'Rory McIlroy playing second fiddle to Jordan Spieth'
Stories of interest you might have missed…
The headline to this story in the Belfast Telegraph: "Rory McIlroy playing second fiddle to Jordan Speith." "Rory's now got to step up to the plate," former European Ryder Cup captain Paul McGinley said. "As commendable as his performance was on Sunday and again during the final round of The Masters, the bottom line is he's had too much ground to make up in both tournaments. He's made the mistake of getting off to slow starts in each of the last two Majors and Jordan has gone on to win both of them. He's putting it up to Rory which can only be a good thing."
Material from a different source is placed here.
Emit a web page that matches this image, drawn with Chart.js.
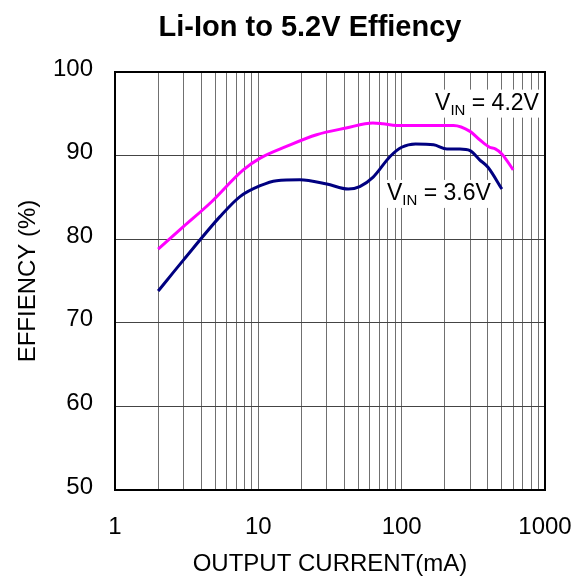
<!DOCTYPE html>
<html>
<head>
<meta charset="utf-8">
<script src="https://cdn.jsdelivr.net/npm/chart.js@4/dist/chart.umd.min.js"></script>
<style>
  body { margin: 0; background: #fff; }
  #wrap { width: 586px; height: 581px; }
</style>
</head>
<body>
<div id="wrap"><canvas id="effChart"></canvas></div>
<script>
// dữ liệu
const current42 = [2, 3, 4.6, 7.85, 10.3, 15.7, 25.5, 41, 63, 74, 92, 230, 300, 350, 410, 450, 500, 600];
const eff42 = [78.8, 81.5, 84.3, 88.3, 89.7, 91.1, 92.5, 93.3, 93.9, 93.8, 93.6, 93.6, 92.9, 91.9, 91.0, 90.8, 90.2, 88.3];

const current36 = [2, 3, 5.4, 7.45, 10.3, 13.4, 19.5, 30, 42.5, 51, 63, 83, 100, 125, 167, 207, 255, 300, 350, 400, 500];
const eff36 = [73.8, 77.5, 82.7, 85.1, 86.4, 87.0, 87.1, 86.6, 86.0, 86.3, 87.4, 89.9, 91.0, 91.4, 91.3, 90.8, 90.8, 90.6, 89.5, 88.6, 86.0];

const chartTitle = "Li-Ion to 5.2V Effiency";
const seriesNames = ["4.2V", "3.6V"];
const xGridValues = [1, 2, 3, 4, 5, 6, 7, 8, 9, 10, 20, 30, 40, 50, 60, 70, 80, 90, 100, 200, 300, 400, 500, 600, 700, 800, 900, 1000];
const xLabelValues = [1, 10, 100, 1000];
const xTickLabels = ["1", "10", "100", "1000"];
const yTickValues = [50, 60, 70, 80, 90, 100];

const FONT = "'Liberation Sans', Arial, sans-serif";

function toPoints(xs, ys) {
  return xs.map((x, i) => ({ x: x, y: ys[i] }));
}

// tiêu đề, khung đen và nhãn V_IN
const framePlugin = {
  id: "frame",
  afterDraw(chart) {
    const { ctx, chartArea: a, scales } = chart;
    ctx.save();
    ctx.fillStyle = "#000";
    ctx.font = "bold 29px " + FONT;
    ctx.textAlign = "center";
    ctx.textBaseline = "alphabetic";
    ctx.fillText(chartTitle, 310, 36);
    ctx.textAlign = "left";

    ctx.strokeStyle = "#000";
    ctx.lineWidth = 2;
    ctx.strokeRect(a.left, a.top, a.right - a.left, a.bottom - a.top);

    const labels = [
      { name: seriesNames[0], x: 171, y: 95.5 },
      { name: seriesNames[1], x: 79, y: 84.7 }
    ];
    labels.forEach(l => {
      const px = scales.x.getPixelForValue(l.x);
      const py = scales.y.getPixelForValue(l.y);
      ctx.font = "23px " + FONT;
      const wV = ctx.measureText("V").width;
      const rest = " = " + l.name;
      const wRest = ctx.measureText(rest).width;
      ctx.font = "15px " + FONT;
      const wSub = ctx.measureText("IN").width;
      const total = wV + wSub + wRest;
      ctx.fillStyle = "#fff";
      ctx.fillRect(px - 3, py - 20, total + 5, 28);
      ctx.fillStyle = "#000";
      ctx.font = "23px " + FONT;
      ctx.fillText("V", px, py);
      ctx.font = "15px " + FONT;
      ctx.fillText("IN", px + wV, py + 5);
      ctx.font = "23px " + FONT;
      ctx.fillText(rest, px + wV + wSub, py);
    });
    ctx.restore();
  }
};

new Chart(document.getElementById("effChart"), {
  type: "line",
  data: {
    datasets: [
      {
        label: seriesNames[0],
        data: toPoints(current42, eff42),
        borderColor: "#ff00ff",
        borderWidth: 3,
        pointRadius: 0,
        cubicInterpolationMode: "monotone"
      },
      {
        label: seriesNames[1],
        data: toPoints(current36, eff36),
        borderColor: "#000080",
        borderWidth: 3,
        pointRadius: 0,
        cubicInterpolationMode: "monotone"
      }
    ]
  },
  options: {
    responsive: true,
    maintainAspectRatio: false,
    animation: false,
    events: [],
    layout: { padding: { left: 0, right: 41, top: 72, bottom: 0 } },
    plugins: {
      legend: { display: false },
      tooltip: { enabled: false }
    },
    scales: {
      x: {
        type: "logarithmic",
        min: 1,
        max: 1000,
        afterBuildTicks: scale => {
          scale.ticks = xGridValues.map(v => ({ value: v }));
        },
        afterFit: scale => {
          scale.height = 91;
          scale.paddingLeft = 0;
          scale.paddingRight = 0;
        },
        ticks: {
          autoSkip: false,
          maxRotation: 0,
          padding: 23,
          color: "#000",
          font: { family: FONT, size: 24 },
          callback: value => {
            const i = xLabelValues.indexOf(value);
            return i >= 0 ? xTickLabels[i] : "";
          }
        },
        grid: { color: "#707070", lineWidth: 1, drawTicks: false },
        border: { display: false },
        title: {
          display: true,
          text: "OUTPUT CURRENT(mA)",
          color: "#000",
          font: { family: FONT, size: 24 },
          padding: { top: 0, bottom: 2 }
        }
      },
      y: {
        min: 50,
        max: 100,
        afterBuildTicks: scale => {
          scale.ticks = yTickValues.map(v => ({ value: v }));
        },
        afterFit: scale => { scale.width = 115; },
        ticks: {
          padding: 22,
          labelOffset: -3,
          color: "#000",
          font: { family: FONT, size: 24 }
        },
        grid: { color: "#444", lineWidth: 1, drawTicks: false },
        border: { display: false },
        title: {
          display: true,
          text: "EFFIENCY (%)",
          color: "#000",
          font: { family: FONT, size: 24 },
          padding: { top: 14, bottom: 0 }
        }
      }
    }
  },
  plugins: [framePlugin]
});
</script>
</body>
</html>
"Could the golfing summer be set up any more perfectly?" Derek Lawrenson writes in the Daily Mail. "Is there anyone who now doubts we are in at the start of a rivalry that is going to have us pinned to our seats for the next decade? For the first time in the game's long history the world No 1 and world No 2 hold all four majors between them and the next stop just happens to be — honestly, who is writing these scripts? — the Home of Golf itself."
Australian Cameron McCormick is Jordan Spieth's instructor, and Australian Golf Digest's Evan Priest caught up with him after Spieth's U.S. Open victory. "This achievement is the culmination of over a decade of dreaming and working on his part and I'm overjoyed to have shared this journey with him…I'm a caring confidant, a compass to his training and development and sometimes a fire extinguisher when he gets off track and needs a fast correction. But I'm never a crutch - he doesn't rely on me, as he's developed his own knowledge of what works for him and how he best competes and conquers all his goals."
"Technology is ruining the game." Champions Tour player Woody Austin is not alone in this assessment, just the latest to voice it, in this story by Steve Pajak of the Sacramento Bee in advance of the U.S. Senior Open in the area. "The way it is now, the best putter wins. The golf ball does it all for you. You don't need to control it with spin or shape shots anymore. Now they just fly the ball to where they want to go."